L’initiation au droit de l’arbitrage commercial international au sein de l’université de Queen Mary à Londres [1] en 2013-2014 m’a motivé dans ma décision de me spécialiser dans ce domaine. Dans cette optique, j’ai désormais la chance de pratiquer ce droit quotidiennement dans le cadre de mon stage au département Contentieux et arbitrage international du cabinet Squire Patton Boggs à Paris.

La School of International Arbitration de Queen Mary va fêter ses trente ans en 2015. S’il ne m’est pas possible de juger l’évolution de l’enseignement proposé au cours de ce trentenaire, je peux apporter mon témoignage sur ce qu’elle offre aujourd’hui à un étudiant français n’ayant pas étudié le droit de l’arbitrage auparavant.

Sur la forme, il faut s’attendre à un enseignement « à l’anglaise », c’est-à-dire que l’on ne vient pas en cours pour prendre le plus de notes possible mais pour échanger sur les lectures que l’on nous a donné à faire. Oubliez donc le recopiage de tout ce qui est dit en classe. Oubliez également la transmission du savoir du professeur vers les élèves : 90% des questions sont posées par le professeur. Les élèves sont en permanence sollicités, soit pour donner des réponses précises, juridiques, mais également pour donner leur opinion – qu’elle soit pertinente ou non – leur feeling sur le problème posé, ou encore leur expérience passée. Une grande partie des étudiants du LL.M sont déjà engagés dans la vie professionnelle : certains ont déjà de l’expérience et la diversité des étudiants fait incontestablement partie de l’apprentissage. La dimension internationale du LL.M prend tout son sens lorsque l’on étudie l’arbitrage international. Sur le fond, le cours aborde toutes les problématiques propres à l’arbitrage international (depuis la convention d’arbitrage, la loi applicable, la compétence du tribunal… jusqu’à la sentence et son exequatur). Les étudiants reçoivent deux livrets : l’un avec les règles des institutions arbitrales internationales ; l’autre avec les lois nationales applicables à l’arbitrage international, traduites en anglais. La comparaison de ces règles se fait constamment, sur chaque question, avant de débattre sur la qualité et l’opportunité de chacune. Il était particulièrement intéressant de voir les sensibilités différentes des professeurs : le professeur Lew étant souvent proche des solutions françaises, tranchant avec le professeur Brekoulakis plus proche des solutions anglaises. J’ai en mémoire deux points de vue opposés sur la question de l’effet négatif du principe de compétence-compétence [2].
 
Il est motivant de partir étudier la matière Outre-Manche pour un français : les droits français et anglais de l’arbitrage sont deux droits reconnus, et pourtant assez différents. Il faut donc confronter leurs solutions pour pouvoir les comprendre, et en tirer le meilleur parti.

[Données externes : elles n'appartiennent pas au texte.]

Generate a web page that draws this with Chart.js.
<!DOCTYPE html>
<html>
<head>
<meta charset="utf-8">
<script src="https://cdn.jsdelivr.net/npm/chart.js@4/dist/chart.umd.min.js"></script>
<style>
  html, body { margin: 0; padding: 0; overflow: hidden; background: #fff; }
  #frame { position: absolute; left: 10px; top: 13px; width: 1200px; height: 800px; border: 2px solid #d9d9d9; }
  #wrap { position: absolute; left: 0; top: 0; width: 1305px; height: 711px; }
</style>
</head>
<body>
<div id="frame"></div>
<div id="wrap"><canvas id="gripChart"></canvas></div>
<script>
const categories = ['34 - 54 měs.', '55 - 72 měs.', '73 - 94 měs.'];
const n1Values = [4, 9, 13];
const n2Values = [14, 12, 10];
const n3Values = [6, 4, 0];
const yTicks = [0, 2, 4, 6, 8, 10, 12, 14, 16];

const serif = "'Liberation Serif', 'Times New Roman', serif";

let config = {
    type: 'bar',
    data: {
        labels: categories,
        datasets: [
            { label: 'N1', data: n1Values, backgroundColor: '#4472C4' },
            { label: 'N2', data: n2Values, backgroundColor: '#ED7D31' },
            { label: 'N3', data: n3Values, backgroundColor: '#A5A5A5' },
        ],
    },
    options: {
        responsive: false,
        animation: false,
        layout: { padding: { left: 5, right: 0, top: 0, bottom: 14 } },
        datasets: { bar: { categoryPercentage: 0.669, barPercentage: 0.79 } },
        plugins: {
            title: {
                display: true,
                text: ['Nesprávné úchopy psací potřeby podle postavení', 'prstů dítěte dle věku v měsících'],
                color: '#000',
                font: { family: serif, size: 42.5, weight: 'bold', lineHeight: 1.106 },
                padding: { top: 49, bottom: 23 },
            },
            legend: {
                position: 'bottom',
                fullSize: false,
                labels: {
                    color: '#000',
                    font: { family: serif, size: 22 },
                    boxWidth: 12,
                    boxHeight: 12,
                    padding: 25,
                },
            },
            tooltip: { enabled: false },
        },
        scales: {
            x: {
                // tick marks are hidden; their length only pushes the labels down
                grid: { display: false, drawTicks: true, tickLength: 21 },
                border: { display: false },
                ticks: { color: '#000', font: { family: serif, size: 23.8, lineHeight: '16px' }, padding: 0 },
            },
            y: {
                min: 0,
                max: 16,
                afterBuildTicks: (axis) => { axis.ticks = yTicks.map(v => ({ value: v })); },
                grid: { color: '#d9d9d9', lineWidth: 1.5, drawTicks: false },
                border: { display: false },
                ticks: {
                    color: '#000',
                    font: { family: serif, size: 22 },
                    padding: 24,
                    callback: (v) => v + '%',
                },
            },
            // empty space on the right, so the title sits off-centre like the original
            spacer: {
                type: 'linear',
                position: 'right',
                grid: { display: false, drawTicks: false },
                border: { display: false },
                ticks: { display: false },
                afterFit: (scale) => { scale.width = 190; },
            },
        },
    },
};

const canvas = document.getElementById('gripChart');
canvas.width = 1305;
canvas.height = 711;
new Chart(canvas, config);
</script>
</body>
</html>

Je finirai par mon expérience au sein de l’équipe du Willem C. Vis Moot, une compétition internationale d’arbitrage commercial réunissant les universités du monde entier qui se tient tous les ans à Vienne. Je reconnais ma chance d’avoir été à Queen Mary pour cela aussi. D’une part, leur philosophie pédagogique interdisant à tout élève ayant déjà de l’expérience de « candidater » a certainement joué en ma faveur pour être reçu dans l’équipe. Ensuite, le réseau de l’école nous a permis d’être coachés par deux jeunes avocats du département de Wilmer Hale dirigé par Gary Born ; puis d’aller s’entraîner aux plaidoiries dans les grands cabinets de Londres. Cette expérience unique m’a permis d’avoir un premier aperçu pratique de l’arbitrage couplant parfaitement l’instruction théorique des cours de l’université, et de m’initier au développement d’un réseau.

En conclusion, je voudrais insister sur l’exigence d’autonomie qu’impose le système universitaire anglais. Si l’on s’attend à « recevoir » toutes les informations en cours, la déception sera grande – surtout au vue de l’investissement financier important que représente un LL.M. Il faut donc savoir étudier seul, et venir en cours avec ses interrogations : si elles ne peuvent pas être toutes résolues, les pistes données sont précieuses pour amorcer une réflexion, juridique personnelle.

 


[1] Sous la direction des professeurs Julian D. Lew, Loukas Mistellis et Stravos Brekoulakis.
[2] Le principe de compétence-compétence reconnaît au tribunal arbitral la compétence de décider sur sa propre compétence, mais n’empêche pas les juges nationaux de se reconnaître également compétent. L’effet négatif du principe de compétence-compétence accorde quant à lui l’exclusivité au tribunal arbitral pour décider de sa propre compétence : il interdit aux tribunaux nationaux de se saisir de la question. Voir S. Brekoulakis, « The Negative Effect of Compétence-Compétence: The Verdict has to be Negative », Austrian Arbitration Yearbook (2009), pp. 238-258.